Table 3. Bivariate GARCH: estimates of mean and variance equations, excluding Belfast listed stocks

Notes: ***, ** and * indicate significance at the 1%, 2.5% and 5% levels respectively. Standard errors in parenthesis.

The lower overall correlation of the series excluding Belfast listings with the London market means that the decline in correlation around the time of the independence movement is slightly less marked. This suggests that, since the correlation was already lower for those Irish companies listed outside Belfast, the effect of the independence movement was marginally less severe, compared to historical episodes. Nonetheless, the patterns of the two correlations are similar during this period, indicating that the Belfast listings and Free State listings were affected by similar events and uncertainty during the time. This is perhaps unsurprising considering that during the Anglo-Irish War, the futures of the Northern and Southern counties were similarly uncertain, while following partition, the border was new and the political and economic relationships between North and South were untested.

V

The historical relationship between the stock markets in London and Ireland has not, to my knowledge, been the focus of any previous study. However, the relationship between the two is naturally of interest given the close economic and financial ties between Ireland and Britain. This article addressed this gap, studying monthly data on equity returns from the two markets over the period 1869–1929. This period is of particular interest since it includes the transition of Southern Ireland from a ‘provincial’ British market to that of the Irish Free State.

This article considers the relationship between the Irish and London stock markets, first through descriptive statistics, and second using a bivariate BEKK GARCH model.

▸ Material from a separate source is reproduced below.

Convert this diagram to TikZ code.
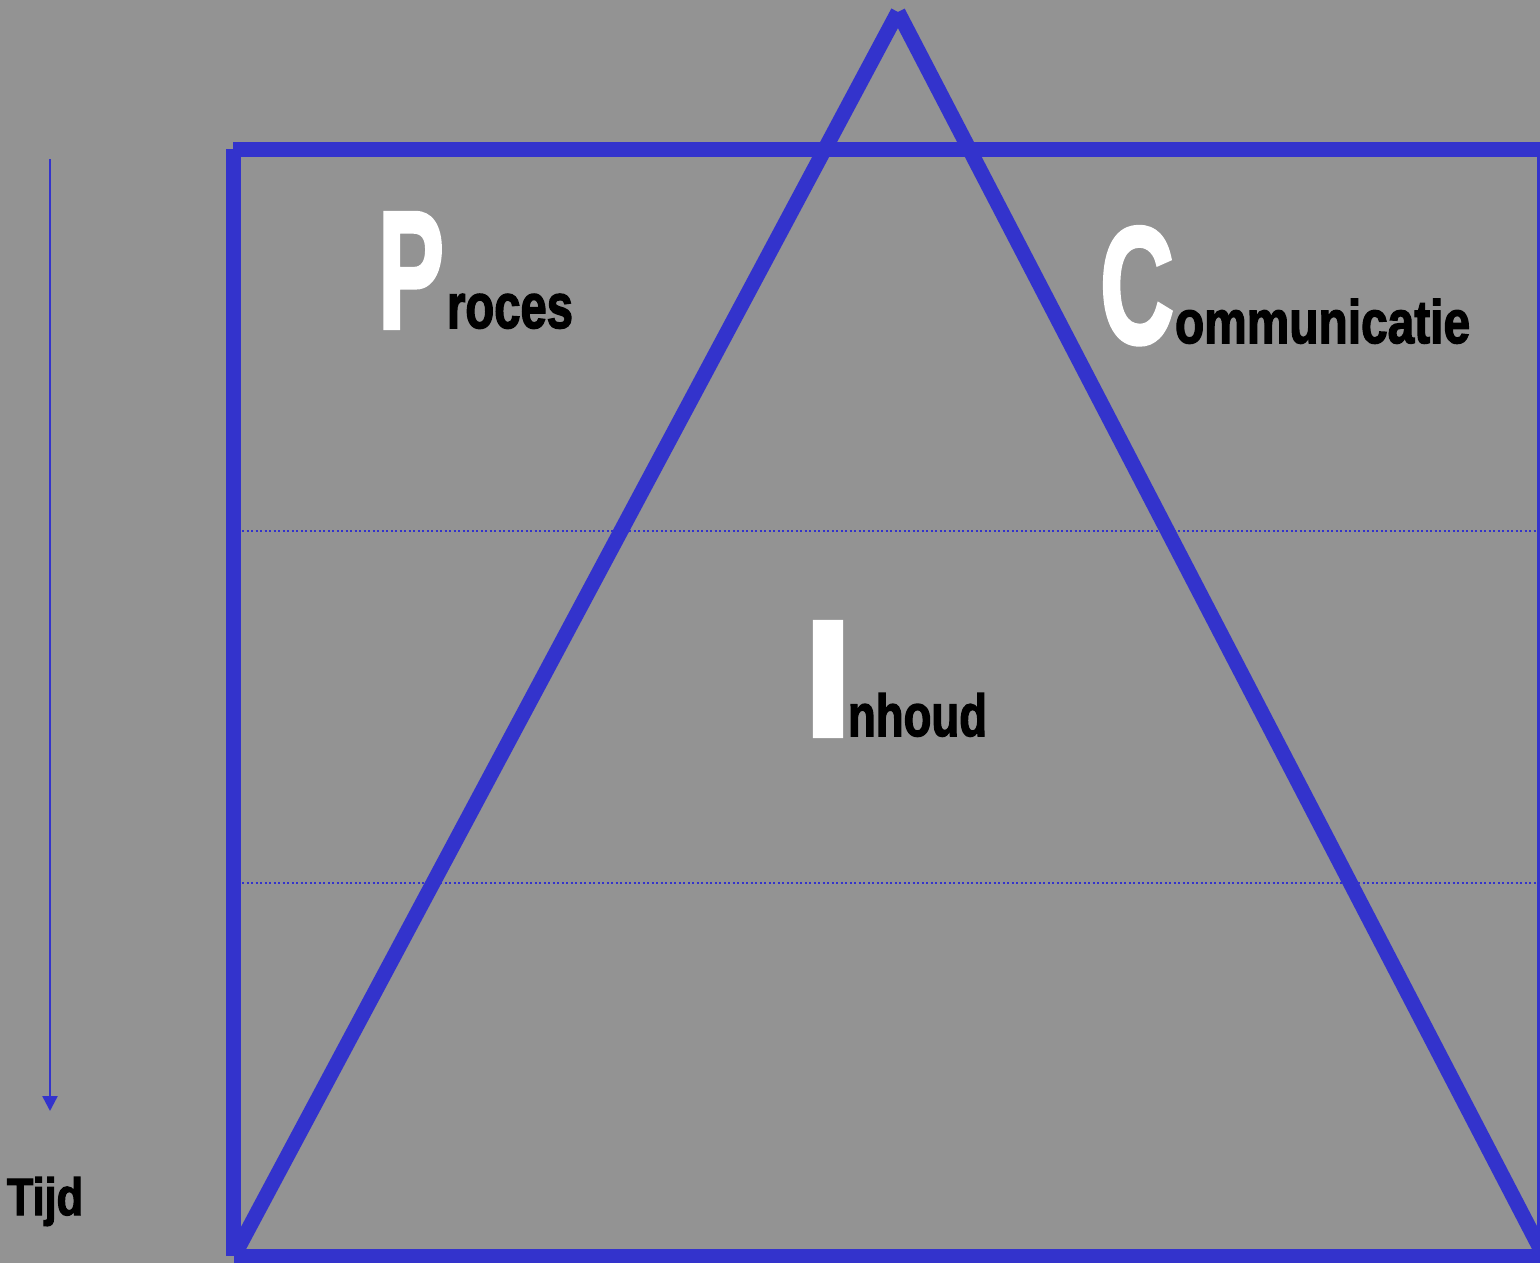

The BEKK framework is particularly appropriate as it includes a representation for volatility spillovers between the two markets, and it estimates time-varying correlations. Combined, these enable the study of the co-movement of the two series and how it changed over time.

The overall conclusions of the article are as follows. First, the London market had a large and significant impact on the Irish market. In particular, there were significant volatility spillovers from London to Ireland. Overall, it appears that shocks experienced in London were transmitted to the Irish market.

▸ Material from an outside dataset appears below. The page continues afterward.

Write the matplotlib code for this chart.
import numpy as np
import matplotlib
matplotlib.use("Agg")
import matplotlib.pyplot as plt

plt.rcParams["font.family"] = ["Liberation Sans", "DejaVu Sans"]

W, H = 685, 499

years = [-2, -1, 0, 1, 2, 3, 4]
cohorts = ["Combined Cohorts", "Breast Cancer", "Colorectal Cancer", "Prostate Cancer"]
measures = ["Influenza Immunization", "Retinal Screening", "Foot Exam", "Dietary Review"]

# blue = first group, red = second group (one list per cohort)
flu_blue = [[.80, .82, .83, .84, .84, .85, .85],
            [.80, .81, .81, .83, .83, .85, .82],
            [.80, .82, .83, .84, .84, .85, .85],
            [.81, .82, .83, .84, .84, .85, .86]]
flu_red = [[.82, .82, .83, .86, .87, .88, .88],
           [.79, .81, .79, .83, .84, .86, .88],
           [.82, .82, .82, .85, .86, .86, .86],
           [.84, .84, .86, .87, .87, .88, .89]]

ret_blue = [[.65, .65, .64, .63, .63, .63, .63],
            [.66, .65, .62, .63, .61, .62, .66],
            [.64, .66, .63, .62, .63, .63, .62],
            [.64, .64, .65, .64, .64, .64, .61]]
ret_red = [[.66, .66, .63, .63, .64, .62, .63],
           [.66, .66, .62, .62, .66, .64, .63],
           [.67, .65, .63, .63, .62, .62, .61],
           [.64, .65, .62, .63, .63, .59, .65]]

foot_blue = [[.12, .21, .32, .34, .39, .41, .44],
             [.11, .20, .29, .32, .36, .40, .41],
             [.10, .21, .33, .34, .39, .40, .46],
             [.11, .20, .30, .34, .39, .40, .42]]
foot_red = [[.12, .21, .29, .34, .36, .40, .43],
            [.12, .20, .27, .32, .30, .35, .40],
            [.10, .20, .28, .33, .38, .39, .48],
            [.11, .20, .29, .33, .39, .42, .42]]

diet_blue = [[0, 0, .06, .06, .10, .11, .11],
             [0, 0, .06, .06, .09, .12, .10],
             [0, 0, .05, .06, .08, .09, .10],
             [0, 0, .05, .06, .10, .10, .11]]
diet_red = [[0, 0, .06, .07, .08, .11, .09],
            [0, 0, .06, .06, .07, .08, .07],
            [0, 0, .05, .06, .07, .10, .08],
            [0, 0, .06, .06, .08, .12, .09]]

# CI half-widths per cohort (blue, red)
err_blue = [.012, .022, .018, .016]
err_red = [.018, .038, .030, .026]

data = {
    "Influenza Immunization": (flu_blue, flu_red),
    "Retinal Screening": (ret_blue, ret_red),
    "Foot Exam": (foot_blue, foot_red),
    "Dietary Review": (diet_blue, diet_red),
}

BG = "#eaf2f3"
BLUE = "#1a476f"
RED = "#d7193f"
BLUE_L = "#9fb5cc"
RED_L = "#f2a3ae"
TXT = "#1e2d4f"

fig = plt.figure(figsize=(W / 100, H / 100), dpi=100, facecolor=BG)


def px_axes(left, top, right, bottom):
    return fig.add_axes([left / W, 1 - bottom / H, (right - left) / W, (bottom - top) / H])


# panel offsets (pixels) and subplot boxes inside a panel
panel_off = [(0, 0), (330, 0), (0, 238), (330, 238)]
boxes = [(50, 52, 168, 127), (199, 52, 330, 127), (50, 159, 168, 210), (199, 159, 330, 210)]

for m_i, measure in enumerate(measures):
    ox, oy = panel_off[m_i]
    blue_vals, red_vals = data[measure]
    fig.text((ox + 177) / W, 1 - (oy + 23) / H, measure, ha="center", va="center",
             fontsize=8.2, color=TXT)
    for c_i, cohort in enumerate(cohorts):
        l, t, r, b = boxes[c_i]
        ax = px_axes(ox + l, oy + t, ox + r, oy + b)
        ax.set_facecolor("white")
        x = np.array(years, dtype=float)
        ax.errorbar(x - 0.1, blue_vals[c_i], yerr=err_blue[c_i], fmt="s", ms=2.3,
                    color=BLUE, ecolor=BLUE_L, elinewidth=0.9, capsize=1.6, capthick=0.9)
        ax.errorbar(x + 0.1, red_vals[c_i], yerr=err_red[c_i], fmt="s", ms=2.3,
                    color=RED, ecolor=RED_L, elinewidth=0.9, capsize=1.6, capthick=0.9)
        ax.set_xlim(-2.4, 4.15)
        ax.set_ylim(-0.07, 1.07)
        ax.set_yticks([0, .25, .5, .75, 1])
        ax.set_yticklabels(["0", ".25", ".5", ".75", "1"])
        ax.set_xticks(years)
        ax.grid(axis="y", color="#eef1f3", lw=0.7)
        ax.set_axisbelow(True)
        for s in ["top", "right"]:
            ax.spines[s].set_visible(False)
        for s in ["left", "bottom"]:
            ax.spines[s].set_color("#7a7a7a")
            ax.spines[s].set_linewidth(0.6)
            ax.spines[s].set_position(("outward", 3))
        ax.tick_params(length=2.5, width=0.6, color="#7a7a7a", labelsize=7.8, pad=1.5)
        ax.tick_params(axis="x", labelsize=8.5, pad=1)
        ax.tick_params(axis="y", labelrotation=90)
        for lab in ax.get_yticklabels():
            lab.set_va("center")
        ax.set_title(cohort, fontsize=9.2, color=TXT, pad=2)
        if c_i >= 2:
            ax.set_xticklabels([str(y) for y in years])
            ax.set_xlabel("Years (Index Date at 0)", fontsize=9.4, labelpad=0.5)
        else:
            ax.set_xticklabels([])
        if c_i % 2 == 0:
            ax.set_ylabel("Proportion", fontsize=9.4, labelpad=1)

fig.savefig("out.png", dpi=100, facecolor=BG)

Second, the correlation of the series varies considerably over the sample period. Periods of high correlation, such as during the failure of the City of Glasgow Bank and the First World War, result in correlations in excess of 0.6. However, in other periods, correlations are much lower, and sometimes negative.

The correlation of the two markets declines during the late 1910s and 1920s. This finding suggests that the Irish independence struggle and its aftermath reduced the co-movement of the two indices. Furthermore, it may also provide some insight into the potential impact of Brexit today. Although the Irish Free State was established following a period of conflict, the capital, labour and goods markets continued to operate much as before. Therefore, in some respects Irish independence was close to a ‘soft’ exit and could be considered a lower bound for the effect of possible Brexit scenarios.

Against this background, the decline in co-movement between the Irish and London markets during this period suggests that they were experiencing more idiosyncratic shocks. However, although the general decline in correlation is marked, the overall level of the correlation is not much below that seen at other points in the sample. Thus, the shock of the independence struggle and establishment of the Irish Free State is not a complete outlier. Furthermore, there are tentative signs of a stabilisation in the correlation towards the end of the sample period.